The Haas-Meincke V50 depositor is highly flexible, he said. It can deposit, wire-cut or extrude up to three different masses on a single machine, allowing “nearly unlimited possibilities for expanding the product range,” Mr. Bechmann pointed out.
“The V50 system is not only the most flexible depositing and extruding system on the world market, it is also the system with the highest capacity and accuracy, therefore keeping waste during production at a minimum,” he added.
Reiser’s Mr.
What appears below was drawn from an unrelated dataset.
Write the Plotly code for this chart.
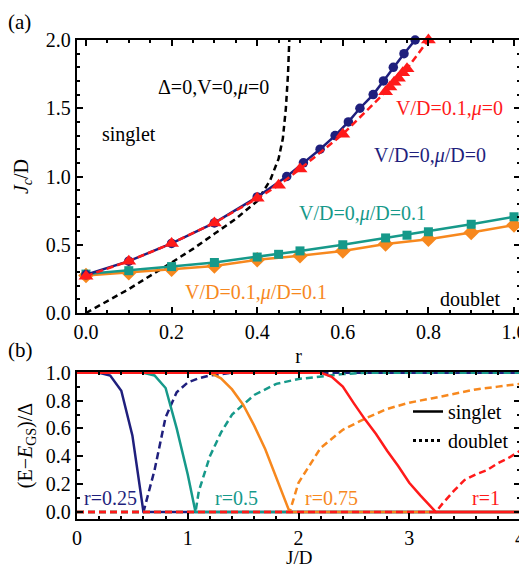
import plotly.graph_objects as go

# ---------------- Panel (a) data ----------------
r_navy = [0.0, 0.1, 0.2, 0.3, 0.4, 0.469, 0.508, 0.547, 0.582, 0.613, 0.640, 0.671, 0.695, 0.718, 0.743, 0.769]
j_navy = [0.28, 0.38, 0.51, 0.66, 0.85, 1.0, 1.1, 1.2, 1.3, 1.4, 1.5, 1.6, 1.7, 1.8, 1.9, 2.0]

r_red = [0.0, 0.1, 0.2, 0.3, 0.4, 0.45, 0.5, 0.6, 0.70, 0.71, 0.72, 0.73, 0.74, 0.75, 0.8]
j_red = [0.27, 0.38, 0.51, 0.66, 0.84, 0.935, 1.055, 1.31, 1.62, 1.655, 1.69, 1.72, 1.76, 1.79, 2.0]

r_teal = [0.0, 0.1, 0.2, 0.3, 0.4, 0.45, 0.5, 0.6, 0.7, 0.75, 0.8, 0.9, 1.0]
j_teal = [0.285, 0.31, 0.34, 0.37, 0.41, 0.43, 0.455, 0.5, 0.55, 0.57, 0.595, 0.65, 0.705]

r_orange = [0.0, 0.1, 0.2, 0.3, 0.4, 0.5, 0.6, 0.7, 0.8, 0.9, 1.0]
j_orange = [0.275, 0.295, 0.32, 0.345, 0.39, 0.42, 0.455, 0.505, 0.54, 0.59, 0.645]

r_black = [0.0, 0.1, 0.2, 0.25, 0.3, 0.35, 0.4, 0.43, 0.45, 0.46, 0.467, 0.472, 0.475]
j_black = [0.0, 0.175, 0.37, 0.47, 0.58, 0.69, 0.82, 0.97, 1.13, 1.28, 1.5, 1.75, 2.0]

# ---------------- Panel (b) data ----------------
jb_navy_s = [0, 0.1, 0.2, 0.3, 0.4, 0.5, 0.6, 4.0]
eb_navy_s = [1, 1, 1, 0.98, 0.87, 0.55, 0, 0]
jb_navy_d = [0, 0.6, 0.7, 0.8, 0.9, 1.0, 1.1, 1.2, 1.4, 4.0]
eb_navy_d = [0, 0, 0.3, 0.68, 0.86, 0.93, 0.96, 0.98, 1.0, 1.0]

jb_teal_s = [0, 0.6, 0.7, 0.8, 0.9, 1.0, 1.07, 4.0]
eb_teal_s = [1, 1, 0.98, 0.89, 0.6, 0.27, 0, 0]
jb_teal_d = [0, 1.07, 1.1, 1.2, 1.3, 1.4, 1.6, 1.8, 2.0, 2.2, 2.4, 2.6, 4.0]
eb_teal_d = [0, 0, 0.15, 0.4, 0.57, 0.7, 0.84, 0.92, 0.955, 0.975, 0.99, 1.0, 1.0]

jb_orange_s = [0, 1.2, 1.3, 1.4, 1.5, 1.6, 1.7, 1.8, 1.92, 4.0]
eb_orange_s = [1, 1, 0.96, 0.88, 0.77, 0.62, 0.45, 0.25, 0, 0]
jb_orange_d = [0, 1.92, 2.0, 2.2, 2.4, 2.6, 2.8, 3.0, 3.2, 3.4, 3.6, 3.8, 4.0]
eb_orange_d = [0, 0, 0.21, 0.46, 0.59, 0.67, 0.74, 0.785, 0.815, 0.85, 0.88, 0.9, 0.92]

jb_red_s = [0, 2.2, 2.3, 2.4, 2.5, 2.6, 2.7, 2.8, 2.9, 3.0, 3.1, 3.24, 4.0]
eb_red_s = [1, 1, 0.97, 0.9, 0.78, 0.665, 0.56, 0.44, 0.33, 0.21, 0.12, 0, 0]
jb_red_d = [0, 3.24, 3.3, 3.4, 3.5, 3.6, 3.7, 3.8, 3.9, 4.0]
eb_red_d = [0, 0, 0.06, 0.15, 0.23, 0.27, 0.30, 0.35, 0.39, 0.44]

NAVY = "#1f1f7d"
RED = "#ff1a1a"
TEAL = "#16998a"
ORANGE = "#f7881e"
FONT = "Liberation Serif, Times New Roman, Times, serif"
DASH = "7px,4px"

# page offset (body margin) compensation
OFF = 8
W, H = 527 - OFF, 569 - OFF
L, R, T, B = 77 - OFF, 7, 40 - OFF, 50
PW, PH = W - L - R, H - T - B

fig = go.Figure()

# Panel (a)
fig.add_trace(go.Scatter(x=r_black, y=j_black, mode="lines", line=dict(color="black", width=2.5, dash="6px,4px"),
                         showlegend=False, xaxis="x", yaxis="y"))
fig.add_trace(go.Scatter(x=r_orange, y=j_orange, mode="lines+markers", line=dict(color=ORANGE, width=2.5),
                         marker=dict(symbol="diamond", size=12, color=ORANGE), showlegend=False, cliponaxis=False))
fig.add_trace(go.Scatter(x=r_teal, y=j_teal, mode="lines+markers", line=dict(color=TEAL, width=2.5),
                         marker=dict(symbol="square", size=9, color=TEAL), showlegend=False, cliponaxis=False))
fig.add_trace(go.Scatter(x=r_navy, y=j_navy, mode="lines+markers", line=dict(color=NAVY, width=2.5),
                         marker=dict(symbol="circle", size=9.5, color=NAVY), showlegend=False, cliponaxis=False))
fig.add_trace(go.Scatter(x=r_red, y=j_red, mode="lines+markers", line=dict(color=RED, width=2.5, dash=DASH),
                         marker=dict(symbol="triangle-up", size=13, color=RED), showlegend=False, cliponaxis=False))

# Panel (b)
for xs, ys, col, dash in [
    (jb_navy_s, eb_navy_s, NAVY, "solid"), (jb_navy_d, eb_navy_d, NAVY, DASH),
    (jb_teal_s, eb_teal_s, TEAL, "solid"), (jb_teal_d, eb_teal_d, TEAL, DASH),
    (jb_orange_s, eb_orange_s, ORANGE, "solid"), (jb_orange_d, eb_orange_d, ORANGE, DASH),
    (jb_red_s, eb_red_s, RED, "solid"), (jb_red_d, eb_red_d, RED, DASH),
]:
    fig.add_trace(go.Scatter(x=xs, y=ys, mode="lines", line=dict(color=col, width=2.5, dash=dash),
                             showlegend=False, xaxis="x2", yaxis="y2"))

# legend entries
fig.add_trace(go.Scatter(x=[None], y=[None], mode="lines", name="singlet",
                         line=dict(color="black", width=2.5), xaxis="x2", yaxis="y2"))
fig.add_trace(go.Scatter(x=[None], y=[None], mode="lines", name="doublet",
                         line=dict(color="black", width=3, dash="3px,3px"), xaxis="x2", yaxis="y2"))

axis_common = dict(showline=True, linecolor="black", linewidth=2.3, mirror="ticks", ticks="inside",
                   ticklen=6, tickwidth=1.5, tickcolor="black", showgrid=False, zeroline=False,
                   tickfont=dict(family=FONT, size=20, color="black"))

a_bottom = 1 - (313 - 40) / PH
b_top = 1 - (372 - 40) / PH

fig.update_layout(
    width=W, height=H,
    margin=dict(l=L, r=R, t=T, b=B, autoexpand=False),
    paper_bgcolor="white", plot_bgcolor="white",
    font=dict(family=FONT, size=20, color="black"),
    xaxis=dict(domain=[0, 1], range=[-0.021, 1.014], anchor="y", dtick=0.2, tick0=0, tickformat=".1f",
               minor=dict(dtick=0.05, ticks="inside", ticklen=3, tickcolor="black"),
               title=dict(text="r", standoff=7, font=dict(family=FONT, size=20)), **axis_common),
    yaxis=dict(domain=[a_bottom, 1], range=[0, 2.0], anchor="x", dtick=0.5, tick0=0, tickformat=".1f",
               minor=dict(dtick=0.1, ticks="inside", ticklen=3, tickcolor="black"),
               title=dict(text="<i>J<sub>c</sub></i>/D", standoff=12, font=dict(family=FONT, size=20)), **axis_common),
    xaxis2=dict(domain=[0, 1], range=[0, 4], anchor="y2", dtick=1, tick0=0,
                minor=dict(dtick=0.2, ticks="inside", ticklen=3, tickcolor="black"),
                **axis_common),
    yaxis2=dict(domain=[0, b_top], range=[-0.05, 1.005], anchor="x2", dtick=0.2, tick0=0, tickformat=".1f",
                minor=dict(dtick=0.1, ticks="inside", ticklen=3, tickcolor="black"),
                title=dict(text="(E−<i>E</i><sub>GS</sub>)/Δ", standoff=8, font=dict(family=FONT, size=20)), **axis_common),
    legend=dict(x=(408 - 77) / PW, y=1 - (392 - 40) / PH, xanchor="left", yanchor="top", bgcolor="rgba(0,0,0,0)",
                font=dict(family=FONT, size=20, color="black"), tracegroupgap=0, itemwidth=30),
)

annots = [
    dict(x=0.297, y=1.65, text="Δ=0,V=0,<i>μ</i>=0", color="black", xref="x", yref="y"),
    dict(x=0.1, y=1.31, text="singlet", color="black", xref="x", yref="y"),
    dict(x=0.849, y=1.5, text="V/D=0.1,<i>μ</i>=0", color=RED, xref="x", yref="y"),
    dict(x=0.804, y=1.155, text="V/D=0,<i>μ</i>/D=0", color=NAVY, xref="x", yref="y"),
    dict(x=0.646, y=0.728, text="V/D=0,<i>μ</i>/D=0.1", color=TEAL, xref="x", yref="y"),
    dict(x=0.397, y=0.147, text="V/D=0.1,<i>μ</i>/D=0.1", color=ORANGE, xref="x", yref="y"),
    dict(x=0.897, y=0.103, text="doublet", color="black", xref="x", yref="y"),
    dict(x=0.3, y=0.1, text="r=0.25", color=NAVY, xref="x2", yref="y2"),
    dict(x=1.44, y=0.1, text="r=0.5", color=TEAL, xref="x2", yref="y2"),
    dict(x=2.3, y=0.1, text="r=0.75", color=ORANGE, xref="x2", yref="y2"),
    dict(x=3.69, y=0.1, text="r=1", color=RED, xref="x2", yref="y2"),
]
for a in annots:
    fig.add_annotation(x=a["x"], y=a["y"], xref=a["xref"], yref=a["yref"], text=a["text"], showarrow=False,
                       font=dict(family=FONT, size=20, color=a["color"]), xanchor="center", yanchor="middle")

# x-axis title of panel (b), placed just below the tick labels
fig.add_annotation(x=0.5, y=1 - (569 - 40) / PH, xref="paper", yref="paper", text="J/D", showarrow=False,
                   xanchor="center", yanchor="bottom", borderpad=0,
                   font=dict(family=FONT, size=19, color="black"))

for lab, py in [("(a)", 22), ("(b)", 350)]:
    fig.add_annotation(x=-L / PW, y=1 - (py - 40) / PH, xref="paper", yref="paper", text=lab,
                       showarrow=False, xanchor="left", yanchor="middle", xshift=-2,
                       font=dict(family=FONT, size=21, color="black"))

fig.write_html("out.html")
McIsaac also cited versatility as a key quality for depositors. “No one wants a single machine for a single job,” he said. “They want depositors that can run today’s multiple products and easily adapt to tomorrow’s.”
The equipment supplier makes its systems modular, allowing them to easily adapt to new products, Mr. McIsaac pointed out. “For a growing cookie manufacturer, we can offer the single high-speed outlet for today,” he explained. “When the business grows, we can substitute in multiple outlets. The base machine, and the investment made in it, remains in use. … [Bakers want] to rapidly adapt their depositing technologies to new opportunities, while retaining the value they have invested in their machines.”
Sanitation and ease of cleaning is another topic Reiser hears about more and more from its customers, according to Mr. McIssac, who noted that the company designs its machines to the highest levels of hygiene.
Mr. Bechmann also stressed that machines must be easy to clean and feature a hygienic design, adding that bakeries pay great attention to how quickly and easily parts are accessible for daily cleaning.
Manufacturer of depositors have responded to the needs of bakers, offering a wide range of systems capable of overcoming many of the challenges that bakeries encounter.